Projected slam favorites over the next two years (WTA)

• 2020 French Open: Halep 13%, Barty 10%
• 2020 Wimbledon: Williams 13%, Barty 12%
• 2020 US Open: Williams 19%, Osaka 12%
• 2021 Australian Open: Williams 16%, Osaka 13%
• 2021 French Open: Halep 11%, Barty 9%
• 2021 Wimbledon: Williams 14%, Barty 11%
• 2021 US Open: Williams 20%, Osaka 11%

Average projected slam titles over the next two years (WTA)
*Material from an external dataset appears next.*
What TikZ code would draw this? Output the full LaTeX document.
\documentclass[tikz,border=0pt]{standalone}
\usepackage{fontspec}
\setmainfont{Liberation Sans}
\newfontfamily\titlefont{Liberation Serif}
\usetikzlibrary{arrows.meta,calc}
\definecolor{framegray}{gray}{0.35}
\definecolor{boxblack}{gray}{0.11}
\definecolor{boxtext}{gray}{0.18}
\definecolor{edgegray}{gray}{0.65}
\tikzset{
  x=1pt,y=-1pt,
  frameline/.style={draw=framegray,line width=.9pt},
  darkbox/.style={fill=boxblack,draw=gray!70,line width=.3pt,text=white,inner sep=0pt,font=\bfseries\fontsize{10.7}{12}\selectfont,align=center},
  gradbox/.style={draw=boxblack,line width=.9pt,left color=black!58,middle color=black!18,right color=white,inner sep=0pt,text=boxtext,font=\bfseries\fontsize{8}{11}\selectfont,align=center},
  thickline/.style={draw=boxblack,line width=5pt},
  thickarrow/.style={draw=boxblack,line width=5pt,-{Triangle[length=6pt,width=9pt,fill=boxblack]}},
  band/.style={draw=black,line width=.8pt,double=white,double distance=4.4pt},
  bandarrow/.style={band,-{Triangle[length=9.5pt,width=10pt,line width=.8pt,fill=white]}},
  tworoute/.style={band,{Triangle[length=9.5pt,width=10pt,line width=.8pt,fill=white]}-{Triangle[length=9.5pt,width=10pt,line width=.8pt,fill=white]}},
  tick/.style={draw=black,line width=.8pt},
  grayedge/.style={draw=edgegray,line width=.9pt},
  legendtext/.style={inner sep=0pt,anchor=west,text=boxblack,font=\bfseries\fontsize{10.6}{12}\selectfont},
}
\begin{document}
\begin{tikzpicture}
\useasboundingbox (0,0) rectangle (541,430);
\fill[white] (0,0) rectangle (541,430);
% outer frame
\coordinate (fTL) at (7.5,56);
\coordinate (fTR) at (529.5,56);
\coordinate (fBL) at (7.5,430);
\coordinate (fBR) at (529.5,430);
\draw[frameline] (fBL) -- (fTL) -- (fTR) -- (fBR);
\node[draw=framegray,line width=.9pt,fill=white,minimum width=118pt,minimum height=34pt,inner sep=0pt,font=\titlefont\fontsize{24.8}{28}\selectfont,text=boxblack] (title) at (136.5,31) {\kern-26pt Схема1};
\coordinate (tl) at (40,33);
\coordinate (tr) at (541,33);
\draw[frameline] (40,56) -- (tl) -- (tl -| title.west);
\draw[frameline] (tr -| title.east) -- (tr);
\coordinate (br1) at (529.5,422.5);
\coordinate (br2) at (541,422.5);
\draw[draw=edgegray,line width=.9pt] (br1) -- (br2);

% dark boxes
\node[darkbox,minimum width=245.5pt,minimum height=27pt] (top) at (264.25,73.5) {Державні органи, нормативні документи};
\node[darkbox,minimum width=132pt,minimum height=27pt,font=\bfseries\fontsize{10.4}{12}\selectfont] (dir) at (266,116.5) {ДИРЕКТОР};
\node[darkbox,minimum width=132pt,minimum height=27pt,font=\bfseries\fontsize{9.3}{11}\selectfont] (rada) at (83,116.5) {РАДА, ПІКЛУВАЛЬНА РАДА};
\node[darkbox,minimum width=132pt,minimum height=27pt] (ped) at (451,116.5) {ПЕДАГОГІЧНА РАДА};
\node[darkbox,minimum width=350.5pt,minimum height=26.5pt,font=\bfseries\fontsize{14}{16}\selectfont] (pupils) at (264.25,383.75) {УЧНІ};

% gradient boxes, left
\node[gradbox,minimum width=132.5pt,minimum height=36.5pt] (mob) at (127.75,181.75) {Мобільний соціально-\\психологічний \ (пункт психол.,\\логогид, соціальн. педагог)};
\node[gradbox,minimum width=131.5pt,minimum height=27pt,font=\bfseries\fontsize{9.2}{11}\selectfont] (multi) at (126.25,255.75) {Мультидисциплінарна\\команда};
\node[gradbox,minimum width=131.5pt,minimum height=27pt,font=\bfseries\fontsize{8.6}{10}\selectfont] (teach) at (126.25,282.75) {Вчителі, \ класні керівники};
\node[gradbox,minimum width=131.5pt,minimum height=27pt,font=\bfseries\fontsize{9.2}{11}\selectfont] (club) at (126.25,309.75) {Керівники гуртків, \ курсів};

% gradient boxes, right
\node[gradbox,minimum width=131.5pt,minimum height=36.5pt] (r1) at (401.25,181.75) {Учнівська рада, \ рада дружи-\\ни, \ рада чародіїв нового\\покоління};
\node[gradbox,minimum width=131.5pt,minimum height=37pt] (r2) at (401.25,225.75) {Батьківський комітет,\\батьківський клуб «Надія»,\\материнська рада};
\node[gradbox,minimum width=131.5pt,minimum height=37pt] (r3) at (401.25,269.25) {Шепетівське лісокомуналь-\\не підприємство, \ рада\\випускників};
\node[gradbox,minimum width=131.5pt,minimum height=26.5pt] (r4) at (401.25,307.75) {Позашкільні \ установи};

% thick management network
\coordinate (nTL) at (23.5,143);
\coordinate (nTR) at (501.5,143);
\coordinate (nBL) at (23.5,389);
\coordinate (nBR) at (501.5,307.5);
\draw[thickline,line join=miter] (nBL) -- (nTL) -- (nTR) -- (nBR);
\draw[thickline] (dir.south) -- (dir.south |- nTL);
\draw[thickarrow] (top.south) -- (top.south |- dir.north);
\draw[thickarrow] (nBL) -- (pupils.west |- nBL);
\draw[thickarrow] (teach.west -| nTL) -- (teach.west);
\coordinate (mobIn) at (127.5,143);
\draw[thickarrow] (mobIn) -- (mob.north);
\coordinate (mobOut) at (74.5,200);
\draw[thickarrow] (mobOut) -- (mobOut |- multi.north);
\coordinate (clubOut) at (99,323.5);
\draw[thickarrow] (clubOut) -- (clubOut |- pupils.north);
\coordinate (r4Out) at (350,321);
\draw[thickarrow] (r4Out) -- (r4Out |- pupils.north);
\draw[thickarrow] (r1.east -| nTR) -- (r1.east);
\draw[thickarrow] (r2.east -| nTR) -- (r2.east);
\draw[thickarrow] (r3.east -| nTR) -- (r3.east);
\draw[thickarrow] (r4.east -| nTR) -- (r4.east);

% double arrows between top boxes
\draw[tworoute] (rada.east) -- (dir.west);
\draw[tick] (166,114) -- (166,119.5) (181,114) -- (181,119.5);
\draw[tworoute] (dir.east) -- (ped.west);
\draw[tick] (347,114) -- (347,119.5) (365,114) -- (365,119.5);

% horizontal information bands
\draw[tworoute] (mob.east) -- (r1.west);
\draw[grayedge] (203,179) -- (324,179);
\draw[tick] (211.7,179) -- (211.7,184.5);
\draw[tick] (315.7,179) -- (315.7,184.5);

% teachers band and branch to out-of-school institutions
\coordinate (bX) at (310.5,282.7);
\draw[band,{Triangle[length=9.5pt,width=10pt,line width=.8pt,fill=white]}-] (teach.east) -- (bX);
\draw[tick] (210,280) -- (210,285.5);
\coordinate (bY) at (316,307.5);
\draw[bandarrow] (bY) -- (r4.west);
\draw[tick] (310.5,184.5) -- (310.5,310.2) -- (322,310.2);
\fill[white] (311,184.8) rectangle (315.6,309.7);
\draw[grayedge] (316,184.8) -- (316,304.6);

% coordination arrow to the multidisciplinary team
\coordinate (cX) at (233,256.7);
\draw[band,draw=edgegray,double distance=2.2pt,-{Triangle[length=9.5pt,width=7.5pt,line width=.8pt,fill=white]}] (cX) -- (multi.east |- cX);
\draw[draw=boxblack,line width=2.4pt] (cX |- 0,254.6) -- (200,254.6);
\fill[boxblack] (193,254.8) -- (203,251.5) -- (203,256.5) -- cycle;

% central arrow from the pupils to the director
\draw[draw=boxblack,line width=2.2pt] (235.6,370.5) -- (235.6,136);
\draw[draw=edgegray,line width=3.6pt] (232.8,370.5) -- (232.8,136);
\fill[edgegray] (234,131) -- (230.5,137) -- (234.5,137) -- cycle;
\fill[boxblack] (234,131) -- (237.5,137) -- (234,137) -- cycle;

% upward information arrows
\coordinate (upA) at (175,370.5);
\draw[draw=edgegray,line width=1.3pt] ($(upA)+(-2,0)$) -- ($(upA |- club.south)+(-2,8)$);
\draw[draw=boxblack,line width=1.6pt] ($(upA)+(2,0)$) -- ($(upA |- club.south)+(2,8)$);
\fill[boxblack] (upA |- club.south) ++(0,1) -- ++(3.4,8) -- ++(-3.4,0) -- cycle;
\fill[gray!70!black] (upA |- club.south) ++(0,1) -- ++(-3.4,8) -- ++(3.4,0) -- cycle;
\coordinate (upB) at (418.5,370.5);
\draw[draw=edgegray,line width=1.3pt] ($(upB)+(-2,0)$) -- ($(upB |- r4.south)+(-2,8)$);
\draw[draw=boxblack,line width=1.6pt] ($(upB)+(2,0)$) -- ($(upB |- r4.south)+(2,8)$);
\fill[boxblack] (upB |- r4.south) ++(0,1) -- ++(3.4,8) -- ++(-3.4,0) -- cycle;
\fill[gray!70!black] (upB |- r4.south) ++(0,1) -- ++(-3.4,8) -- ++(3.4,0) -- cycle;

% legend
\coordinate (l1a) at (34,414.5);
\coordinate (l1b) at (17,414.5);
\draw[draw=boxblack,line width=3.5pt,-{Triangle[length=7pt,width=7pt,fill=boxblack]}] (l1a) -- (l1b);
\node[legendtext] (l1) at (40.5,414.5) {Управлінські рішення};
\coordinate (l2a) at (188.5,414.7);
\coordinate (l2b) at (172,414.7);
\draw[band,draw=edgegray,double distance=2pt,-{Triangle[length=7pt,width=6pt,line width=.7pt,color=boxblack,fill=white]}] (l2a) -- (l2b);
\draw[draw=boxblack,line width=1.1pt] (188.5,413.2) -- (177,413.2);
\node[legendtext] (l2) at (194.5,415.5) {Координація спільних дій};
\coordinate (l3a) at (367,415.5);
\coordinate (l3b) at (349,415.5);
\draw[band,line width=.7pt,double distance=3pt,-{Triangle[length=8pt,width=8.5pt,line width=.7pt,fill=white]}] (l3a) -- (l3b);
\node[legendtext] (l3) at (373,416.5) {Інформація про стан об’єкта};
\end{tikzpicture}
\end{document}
• Serena Williams 1.3 (best odds: 2020 Aussie 30%)
• Barty 0.8 (best odds: 2021 Aussie 13%)
• Osaka 0.7 (best odds: 2021 Aussie 13%)
• Halep 0.7 (best odds: 2020 French Open 13%)
• Pliskova 0.5 (best odds: 2020 Aussie 10%)
• Sabalenka 0.4 (best odds: 2021 US Open 9%)
• Svitolina 0.3 (best odds: 2021 French Open 5%)
Kiki Bertens 0.3 (best odds: 2020 French Open 9%)
Bianca Andreescu 0.3 (best odds: 2021 Aussie 6%)
• Kvitova 0.3 (best odds: 2020 Wimbledon 5%)

The typical WTA slam is a Thunderdome of players with similar talent levels, attempting to win seven consecutive best-of-three matches. That Serena has won 23 of these is mind-blowing, and these numbers back up just how difficult projecting a tournament winner can be. The numbers definitely think Williams has at least one more title in her, however. Of course, they were probably even more confident about that a year ago.
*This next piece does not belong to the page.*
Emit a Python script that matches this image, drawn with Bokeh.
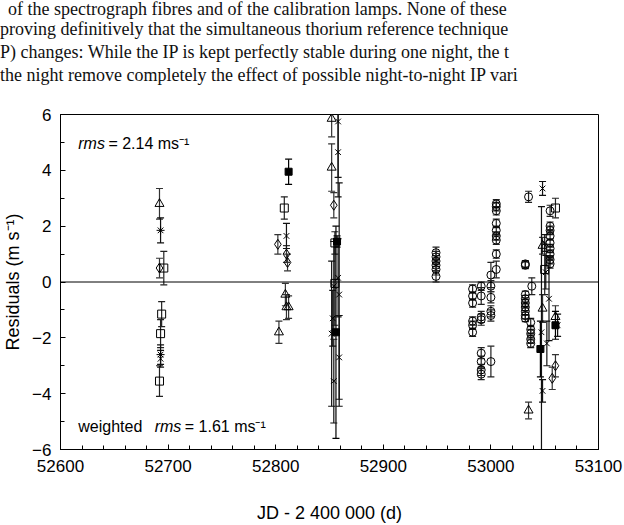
from bokeh.plotting import figure
from bokeh.models import ColumnDataSource, Whisker, TeeHead, Span, Label, FixedTicker, Div
from bokeh.layouts import column
from bokeh.embed import file_html
from bokeh.resources import INLINE

# ---------------- data (JD - 2400000, residual m/s, error m/s) ----------------
circ_jd = [52949, 52949, 52949, 52949, 52949, 52949,
           52983, 52983, 52983, 52983, 52983, 52983,
           52991, 52991, 52991, 52991, 52991, 52991, 52991, 52991,
           53000, 53000, 53000, 53000, 53000, 53000,
           53005, 53005, 53005, 53005, 53005, 53005, 53005, 53005, 53005,
           53035, 53032, 53032, 53032, 53032, 53032, 53032, 53032, 53032, 53032,
           53037, 53037, 53037, 53037, 53037, 53038,
           53055, 53055, 53055, 53055, 53055, 53055, 53055, 53055, 53055]
circ_res = [1.05, 0.9, 0.75, 0.6, 0.45, 0.2,
            -0.25, -0.5, -0.75, -1.4, -1.55, -1.8,
            -0.15, -0.5, -1.25, -1.35, -2.55, -2.85, -3.15, -3.3,
            0.25, -0.15, -0.55, -1.05, -1.2, -2.85,
            2.8, 2.7, 2.55, 2.1, 1.85, 1.65, 1.5, 1.0, 0.45,
            3.05, 0.65, 0.6, -0.45, -0.6, -0.75, -0.9, -1.05, -1.2, -1.3,
            -1.45, -1.7, -1.85, -2.05, -2.2, -0.15,
            2.55, 2.0, 1.85, 1.65, 1.4, 1.2, 1.0, 0.8, 0.65]
circ_err = [0.2, 0.2, 0.2, 0.2, 0.2, 0.2,
            0.15, 0.15, 0.15, 0.15, 0.15, 0.15,
            0.15, 0.3, 0.2, 0.2, 0.2, 0.2, 0.2, 0.2,
            0.45, 0.2, 0.2, 0.2, 0.2, 0.55,
            0.15, 0.15, 0.15, 0.15, 0.15, 0.15, 0.15, 0.15, 0.3,
            0.2, 0.12, 0.12, 0.12, 0.12, 0.12, 0.12, 0.12, 0.12, 0.12,
            0.15, 0.15, 0.15, 0.15, 0.15, 0.3,
            0.2, 0.15, 0.15, 0.15, 0.15, 0.15, 0.15, 0.15, 0.15]

tri_jd = [52692, 52809, 52810, 52812, 52803, 52852, 52852, 53035, 53048, 53048, 53060]
tri_res = [2.8, -0.45, -0.9, -0.9, -1.8, 5.85, 4.1, -4.6, 1.3, -0.95, -1.25]
tri_err = [0.55, 0.4, 0.45, 0.4, 0.4, 0.65, 0.85, 0.3, 0.3, 0.5, 0.4]

sq_jd = [52696, 52694, 52693, 52692, 52808, 52855, 52855, 53060, 53050]
sq_res = [0.5, -1.15, -1.85, -3.55, 2.65, 1.4, -0.05, 2.65, 0.45]
sq_err = [0.6, 0.45, 0.5, 0.55, 0.4, 0.4, 1.5, 0.35, 0.9]

fsq_jd = [52812, 52857, 52856, 53046, 53060]
fsq_res = [3.95, 1.45, -1.8, -2.4, -1.55]
fsq_err = [0.45, 0.2, 3.8, 1.0, 0.5]

dia_jd = [52692, 52802, 52810, 52811, 52854, 53060, 53057]
dia_res = [0.5, 1.35, 1.0, 0.7, 2.75, -3.0, -3.45]
dia_err = [0.35, 0.35, 0.3, 0.3, 0.45, 0.4, 0.4]

x_jd = [52693, 52810, 52858, 52858, 52858, 52854, 52859, 52853, 52852, 52859, 52854,
        53048, 53050, 53051, 53054, 53047, 53052, 53048, 53062]
x_res = [-2.75, 1.65, 5.75, 4.65, 0.15, -0.15, -0.45, -1.3, -1.85, -2.7, -3.55,
         3.35, 1.4, 0.35, -0.6, -1.8, -2.2, -3.9, -1.55]
x_err = [0.3, 0.45, 2.0, 1.6, 1.4, 1.6, 4.0, 1.0, 2.6, 1.5, 1.5,
         0.25, 0.3, 0.6, 1.5, 4.5, 0.8, 0.4, 0.4]

ast_jd = [52693, 52693]
ast_res = [1.85, -2.6]
ast_err = [0.45, 0.35]

x_ticks = [52600, 52700, 52800, 52900, 53000, 53100]
y_ticks = [-6, -4, -2, 0, 2, 4, 6]

paper_lines = [
    "of the spectrograph fibres and of the calibration lamps. None of these",
    "proving definitively that the simultaneous thorium reference technique",
    "P) changes: While the IP is kept perfectly stable during one night, the t",
    "the night remove completely the effect of possible night-to-night IP vari",
]
paper_indent = [8, 0, 0, 0]
paper_row_h = [18, 23, 23, 23]

TOP_H = 100

# ---------------- page text above the chart ----------------
rows = "".join(
    f'<div style="padding-left:{ind}px;height:{h}px;line-height:{h}px;">{line}</div>'
    for line, ind, h in zip(paper_lines, paper_indent, paper_row_h))
html = ('<div style="margin-top:0;font-family:\'Liberation Serif\';font-size:18px;'
        'white-space:nowrap;color:#111111;">' + rows + '</div>')
div = Div(text=html, width=624, height=TOP_H, styles={"overflow": "hidden", "margin": "0", "padding": "0"})

# ---------------- figure ----------------
p = figure(width=624, height=525 - TOP_H, x_range=(52600, 53100), y_range=(-6, 6),
           output_backend="svg", toolbar_location=None,
           min_border_left=60, min_border_right=26, min_border_top=114 - TOP_H,
           min_border_bottom=76)
p.background_fill_color = "white"
p.border_fill_color = "white"
p.outline_line_color = "black"
p.outline_line_width = 1
p.grid.visible = False

SANS = "Liberation Sans"
for ax in (p.xaxis[0], p.yaxis[0]):
    ax.major_tick_in = 5
    ax.major_tick_out = 0
    ax.minor_tick_in = 4
    ax.minor_tick_out = 0
    ax.axis_line_color = "black"
    ax.major_label_text_font = SANS
    ax.major_label_text_font_size = "17px"
    ax.major_label_text_color = "black"
    ax.axis_label_text_font = SANS
    ax.axis_label_text_font_size = "18px"
    ax.axis_label_text_font_style = "normal"
    ax.axis_label_text_color = "black"

p.xaxis.major_label_standoff = 10
p.yaxis.major_label_standoff = 9
p.xaxis.ticker = FixedTicker(ticks=x_ticks, minor_ticks=list(range(52600, 53101, 20)))
p.yaxis.ticker = FixedTicker(ticks=y_ticks, minor_ticks=list(range(-6, 7, 1)))
p.xaxis.axis_label = "JD - 2 400 000 (d)"
p.yaxis.axis_label = "Residuals (m s\u207b\u00b9)"
p.xaxis.axis_label_standoff = 28
p.yaxis.axis_label_standoff = 6

p.add_layout(Span(location=0, dimension="width", line_color="black", line_width=1))


def series(jd, res, err, marker, size, fill=None, ecol="black"):
    src = ColumnDataSource(dict(x=jd, y=res,
                                lo=[r - e for r, e in zip(res, err)],
                                hi=[r + e for r, e in zip(res, err)]))
    w = Whisker(base="x", upper="hi", lower="lo", source=src, dimension="height",
                line_color=ecol, line_width=1.2,
                upper_head=TeeHead(size=7, line_color=ecol, line_width=1.2),
                lower_head=TeeHead(size=7, line_color=ecol, line_width=1.2))
    p.add_layout(w)
    p.scatter("x", "y", source=src, marker=marker, size=size,
              line_color="black", line_width=1,
              fill_color=fill if fill else None)


series(circ_jd, circ_res, circ_err, "circle", 8, ecol="#222222")
series(tri_jd, tri_res, tri_err, "triangle", 9, ecol="#333333")
series(sq_jd, sq_res, sq_err, "square", 8, ecol="#222222")
series(fsq_jd, fsq_res, fsq_err, "square", 7, fill="black", ecol="black")
series(dia_jd, dia_res, dia_err, "diamond", 10, ecol="#333333")
series(x_jd, x_res, x_err, "x", 8, ecol="#111111")
series(ast_jd, ast_res, ast_err, "asterisk", 8, ecol="#111111")


def lab(x, y, txt, style="normal", size="16px"):
    p.add_layout(Label(x=x, y=y, text=txt, text_font=SANS, text_font_size=size,
                       text_font_style=style, text_color="black", text_baseline="alphabetic"))


lab(52616.5, 4.97, "rms", "italic")
lab(52644.5, 4.97, "= 2.14 ms\u207b\u00b9")
lab(52616.5, -5.18, "weighted")
lab(52687.5, -5.18, "rms", "italic")
lab(52715.5, -5.18, "= 1.61 ms\u207b\u00b9")

open("out.html", "w").write(file_html(column(div, p, spacing=0), INLINE))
Here's one last stats-based observation:

Coco Gauff: unicorn?

These numbers are based on long-term trends, aging curves, etc., and there really aren't many examples for what Gauff, the 15-year old who played limited events but still made the fourth round at Wimbledon and the third round at the US Open, accomplished last year.

Gauff has quickly climbed into the top 70 of the WTA rankings and is 79th in Davy's rankings. But the odds are good that she'll spend the next couple of years learning the types of lessons that all young, high-upside players have to learn. If she were to continue one-upping herself in slam performances, perhaps reaching a quarterfinal or semifinal, then going even further, it would be pretty definitive proof of her once-in-a-generation potential. The stats don't see that happening, but they're not really designed to see the unicorns.